Weekend Reads:
- Ian Marlow and Vrishti Beniwal in Bloomberg explain how despite “Make in India” and the world’s biggest mobile phone factory, India’s domestic manufacturing is still struggling.
- In an excerpt in The Wire from his upcoming book, Karan Thapar tries to explain why Narendra Modi walked out of an interview with him in 2007, and why the Bharatiya Janata Party now shuns him.
- Smita Nair, a crime reporter and one of the lead researchers on Netflix’s Sacred Games, tells the tale of how in Mumbai’s police stations, everyone is a character, and the city a story.
- “So, on every Saturday and select school holidays, dressed in jersey colours inspired by squads around the world, the “babies” play ball,” writes Silvester Phanbuh in the Indian Express, writing about Meghalaya’s “baby football league.” “The Baby League has 12 teams: Wahlakhiat Bulls, Nongthymmai Scorpions, JNS Jaguars, among others. Apart from their assigned animal icons, team names include the school, institution or locations they represent.”
- “Despite these elitist tendencies, in the ’70 elections and perhaps in 2008 we clearly saw that, when given a chance, the Pakistani people freely voted for their own representatives,” writes Kamran Asdar Ali in Dawn. “The political task may be to deepen the democratic impulse that is present in Pakistan’s populace, rather than disrespect them. Further, in all cases, the leadership of these parties tend to forget that whenever they have trusted non-civilian forces to assist them into power, they have always been betrayed.”
- Esha Roy in the Indian Express tells the story of all that it takes to keep Darjeeling’s “toy train” running.
- EPW Engage assembles a reading list on the question of: If Smart Cities exclude the vulnerable, who are they smart for?

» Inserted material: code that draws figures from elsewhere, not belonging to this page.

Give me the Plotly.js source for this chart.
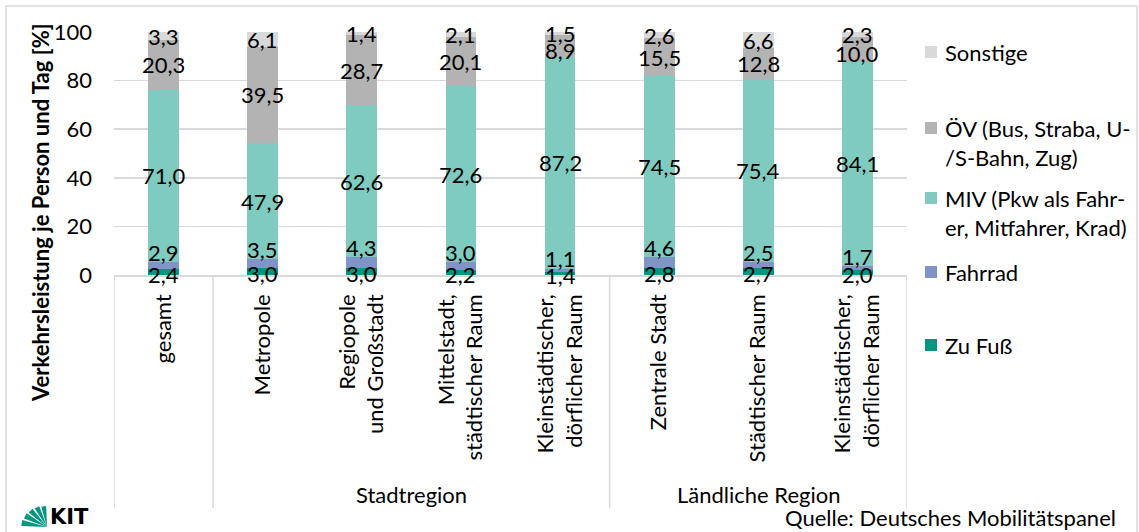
<!DOCTYPE html>
<html>
<head>
<meta charset="utf-8">
<script src="https://cdn.plot.ly/plotly-3.0.1.min.js"></script>
<style>html,body{margin:0;padding:0;background:#fff;}#chart{width:1139px;height:532px;}</style>
</head>
<body>
<div id="chart"></div>
<script>
// ---- data ----
const categories = ["gesamt", "Metropole", "Regiopole<br>und Großstadt", "Mittelstadt,<br>städtischer Raum",
  "Kleinstädtischer,<br>dörflicher Raum", "Zentrale Stadt", "Städtischer Raum", "Kleinstädtischer,<br>dörflicher Raum"];
const groupLabels = ["Stadtregion", "Ländliche Region"];
const groupStart = [1, 5];   // first category index of each group
const groupEnd = [4, 7];     // last category index of each group
const zuFuss   = [2.4, 3.0, 3.0, 2.2, 1.4, 2.8, 2.7, 2.0];
const fahrrad  = [2.9, 3.5, 4.3, 3.0, 1.1, 4.6, 2.5, 1.7];
const miv      = [71.0, 47.9, 62.6, 72.6, 87.2, 74.5, 75.4, 84.1];
const oev      = [20.3, 39.5, 28.7, 20.1, 8.9, 15.5, 12.8, 10.0];
const sonstige = [3.3, 6.1, 1.4, 2.1, 1.5, 2.6, 6.6, 2.3];
const seriesNames = ["Zu Fuß", "Fahrrad", "MIV (Pkw als Fahr-<br>er, Mitfahrer, Krad)", "ÖV (Bus, Straba, U-<br>/S-Bahn, Zug)", "Sonstige"];
const yTicks = [0, 20, 40, 60, 80, 100];

// ---- styling ----
const colors = ["#009682", "#8094c8", "#80cbbf", "#b3b3b3", "#d9d9d9"];
const FONT = "Lato, 'Open Sans', sans-serif";
const FS = 22;
const W = 1139, H = 532;
const M = {l: 114, r: 232, t: 32, b: 257};
const plotW = W - M.l - M.r, plotH = H - M.t - M.b;
const px2x = p => (p - M.l) / plotW;
const px2y = p => (H - M.b - p) / plotH;

const series = [zuFuss, fahrrad, miv, oev, sonstige];
const xIdx = categories.map((c, i) => i);
const fmt = v => v.toFixed(1).replace('.', ',');

const traces = series.map((vals, s) => ({
  type: 'bar', x: xIdx, y: vals, name: seriesNames[s].replace('<br>', ''),
  marker: {color: colors[s], line: {width: 0}},
  hoverinfo: 'y+name', showlegend: false
}));

const annotations = [];
// data labels
for (let i = 0; i < categories.length; i++) {
  let base = 0;
  for (let s = 0; s < series.length; s++) {
    const v = series[s][i];
    let y, yshift = 0;
    if (s === 1) { y = base + v; yshift = 10; }        // Fahrrad: label just above its segment
    else if (s === 0) { y = base + v / 2; yshift = -2; }
    else if (s === 3 && v < 11) { y = base + v / 2; yshift = -4; } // small ÖV labels nudged down, as in the original
    else { y = base + v / 2; }
    annotations.push({x: i, y: y, xref: 'x', yref: 'y', text: fmt(v), showarrow: false,
      yshift: yshift, xanchor: 'center', yanchor: 'middle',
      font: {family: FONT, size: FS, color: '#000'}});
    base += v;
  }
}
// y-axis title
annotations.push({xref: 'paper', yref: 'paper', x: px2x(40), y: px2y(213), textangle: -90,
  text: '<b>Verkehrsleistung je Person und Tag [%]</b>', showarrow: false,
  xanchor: 'center', yanchor: 'middle', font: {family: FONT, size: FS, color: '#000'}});
// group labels
groupLabels.forEach((g, k) => {
  annotations.push({xref: 'x', yref: 'paper', x: (groupStart[k] + groupEnd[k]) / 2, y: px2y(495),
    text: g, showarrow: false, xanchor: 'center', yanchor: 'middle',
    font: {family: FONT, size: FS, color: '#000'}});
});
// source
annotations.push({xref: 'paper', yref: 'paper', x: px2x(1118), y: px2y(517), text: 'Quelle: Deutsches Mobilitätspanel',
  showarrow: false, xanchor: 'right', yanchor: 'middle', font: {family: FONT, size: FS, color: '#000'}});
// KIT text
annotations.push({xref: 'paper', yref: 'paper', x: px2x(48), y: px2y(517), text: '<b>KIT</b>',
  showarrow: false, xanchor: 'left', yanchor: 'middle', font: {family: "'DejaVu Sans', sans-serif", size: 21, color: '#000'}});

// legend (custom, top to bottom)
const legendOrder = [4, 3, 2, 1, 0];
const legendY = [52, 128, 198, 272, 345];
const shapes = [];
legendOrder.forEach((s, k) => {
  const cy = legendY[k];
  shapes.push({type: 'rect', xref: 'paper', yref: 'paper', x0: px2x(925), x1: px2x(937),
    y0: px2y(cy - 6), y1: px2y(cy + 6), fillcolor: colors[s], line: {width: 0}});
  annotations.push({xref: 'paper', yref: 'paper', x: px2x(943), y: px2y(cy - 15), text: seriesNames[s],
    showarrow: false, xanchor: 'left', yanchor: 'top', align: 'left',
    font: {family: FONT, size: FS, color: '#000'}});
});

// category separators
const seps = [-0.5, groupStart[0] - 0.5, groupStart[1] - 0.5, categories.length - 0.5];
seps.forEach(x => shapes.push({type: 'line', xref: 'x', yref: 'paper', x0: x, x1: x, y0: 0, y1: px2y(508),
  line: {color: '#d9d9d9', width: 1.5}}));
// outer frame
shapes.push({type: 'rect', xref: 'paper', yref: 'paper', x0: px2x(6), x1: px2x(1137), y0: px2y(545), y1: px2y(6),
  line: {color: '#d9d9d9', width: 1.5}, fillcolor: 'rgba(0,0,0,0)', layer: 'below'});
// KIT fan logo
const fanN = 5;
for (let k = 0; k < fanN; k++) {
  const a0 = Math.PI / 2 + k * (Math.PI / 2) / fanN + 0.04;
  const a1 = Math.PI / 2 + (k + 1) * (Math.PI / 2) / fanN - 0.04;
  const R = 21 + k * 1.2;
  const p = (a, r) => `${(r * Math.cos(a)).toFixed(2)},${(r * Math.sin(a)).toFixed(2)}`;
  shapes.push({type: 'path', xref: 'paper', yref: 'paper', xsizemode: 'pixel', ysizemode: 'pixel',
    xanchor: px2x(47), yanchor: px2y(527),
    path: `M0,0 L${p(a0, R)} L${p(a1, R)} Z`, fillcolor: '#009682', line: {width: 0}});
}

const layout = {
  width: W, height: H, margin: M, barmode: 'stack', bargap: 0.69,
  paper_bgcolor: '#fff', plot_bgcolor: '#fff', showlegend: false,
  font: {family: FONT, size: FS, color: '#000'},
  xaxis: {type: 'linear', range: [-0.5, categories.length - 0.5], tickmode: 'array', tickvals: xIdx, ticktext: categories,
    tickangle: -90, showgrid: false, zeroline: false, showline: true, linecolor: '#d9d9d9', linewidth: 1.5,
    ticks: '', ticklabelstandoff: 9, tickfont: {family: FONT, size: FS, color: '#000'}, fixedrange: true},
  yaxis: {range: [0, 100], tickmode: 'array', tickvals: yTicks, ticktext: yTicks.map(String),
    showgrid: true, gridcolor: '#d9d9d9', gridwidth: 1.5, zeroline: false, showline: false,
    ticks: '', ticklabelstandoff: 21, tickfont: {family: FONT, size: FS, color: '#000'}, fixedrange: true},
  annotations: annotations, shapes: shapes
};
Plotly.newPlot('chart', traces, layout, {displayModeBar: false, staticPlot: true});
</script>
</body>
</html>
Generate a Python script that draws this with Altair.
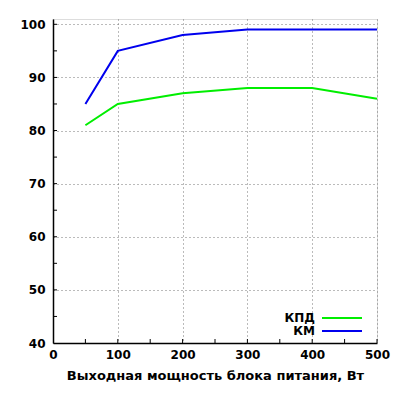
import altair as alt
import pandas as pd

power = [50, 100, 200, 300, 400, 500]
kpd = [81, 85, 87, 88, 88, 86]
km = [85, 95, 98, 99, 99, 99]
series_names = ["КПД", "КМ"]
series_colors = ["#00ee00", "#0000ee"]
x_ticks = [0, 100, 200, 300, 400, 500]
y_ticks = [40, 50, 60, 70, 80, 90, 100]
x_minor = [50, 100, 150, 200, 250, 300, 350, 400, 450, 500]
y_minor = [45, 50, 55, 60, 65, 70, 75, 80, 85, 90, 95, 100]

df = pd.DataFrame({
    "x": power * 2,
    "y": kpd + km,
    "s": [series_names[0]] * len(power) + [series_names[1]] * len(power),
})

font = "DejaVu Sans"
xs = alt.Scale(domain=[0, 500], nice=False)
ys = alt.Scale(domain=[40, 101], nice=False, zero=False)

lines = alt.Chart(df).mark_line(strokeWidth=2).encode(
    x=alt.X("x:Q", scale=xs, title="Выходная мощность блока питания, Вт",
            axis=alt.Axis(values=x_ticks, format="d", grid=True, gridDash=[1, 3],
                          gridColor="#777", domainColor="black", domainWidth=1.5,
                          tickSize=0, labelPadding=6, labelFont=font, labelFontSize=12,
                          labelFontWeight="bold", labelColor="black", labelFlush=False,
                          titleFont=font, titleFontSize=13, titleFontWeight="bold",
                          titleColor="black", titlePadding=9)),
    y=alt.Y("y:Q", scale=ys, title=None,
            axis=alt.Axis(values=y_ticks, grid=True, gridDash=[1, 3], gridColor="#777",
                          domainColor="black", domainWidth=1.5, tickSize=0,
                          labelPadding=8, labelFont=font, labelFontSize=12,
                          labelFontWeight="bold", labelColor="black")),
    color=alt.Color("s:N", sort=series_names,
                    scale=alt.Scale(domain=series_names, range=series_colors),
                    legend=alt.Legend(title=None, orient="none", legendX=283, legendY=293,
                                      symbolType="M-4,0H4", symbolSize=100,
                                      symbolStrokeWidth=2, symbolFillColor="transparent",
                                      labelAlign="right", labelOffset={"expr": "-33"},
                                      labelFont=font, labelFontSize=12,
                                      labelFontWeight="bold", labelColor="black",
                                      rowPadding=1, padding=0)),
)

xt = alt.Chart(pd.DataFrame({"v": x_minor})).mark_rule(color="black", strokeWidth=1).encode(
    x=alt.X("v:Q", scale=xs), y=alt.datum(40), y2=alt.datum(40.75))
yt = alt.Chart(pd.DataFrame({"v": y_minor})).mark_rule(color="black", strokeWidth=1).encode(
    y=alt.Y("v:Q", scale=ys), x=alt.datum(0), x2=alt.datum(6.2))

chart = alt.layer(xt, yt, lines).properties(
    width=324, height=324,
    autosize=alt.AutoSizeParams(type="none"),
    padding={"left": 45, "top": 11, "right": 15, "bottom": 49},
).configure_view(stroke=None).configure(background="white")

chart.save("out.html", embed_options={"renderer": "svg", "actions": False})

- “We might never get clear evidence that Trump made a secret deal with the Kremlin,” writes Blake Hounshell in Politico. “It would be great to see his tax returns, and perhaps Mueller has evidence of private collusion that we have yet to see. These details matter. But in a larger sense, everything we need to know about Trump’s strange relationship with Russia is already out in the open. As The Donald himself might say, there’s something going on.”
- David E Sanger and Matthew Rosenberg write in the New York Times on how Donald Trump, despite clear indications that Russian President Vladimir Putin interfered in America’s election, has tried to muddle the message.
- “Perhaps more than anything else, what has sucked all of the joy out of the social internet in its current form is its exhortation to be useful,” writes Helena Fitzgerald in The Verge. “We have arrived at a version where everything seems to be just another version of LinkedIn. Every online space is supposed to get you a job or a partner or a stronger personal brand so you can accomplish the big, public-record goals of life. The public marketplace is everywhere. It’s an interactive and immersive CV, an archive. It all counts, and it all matters.”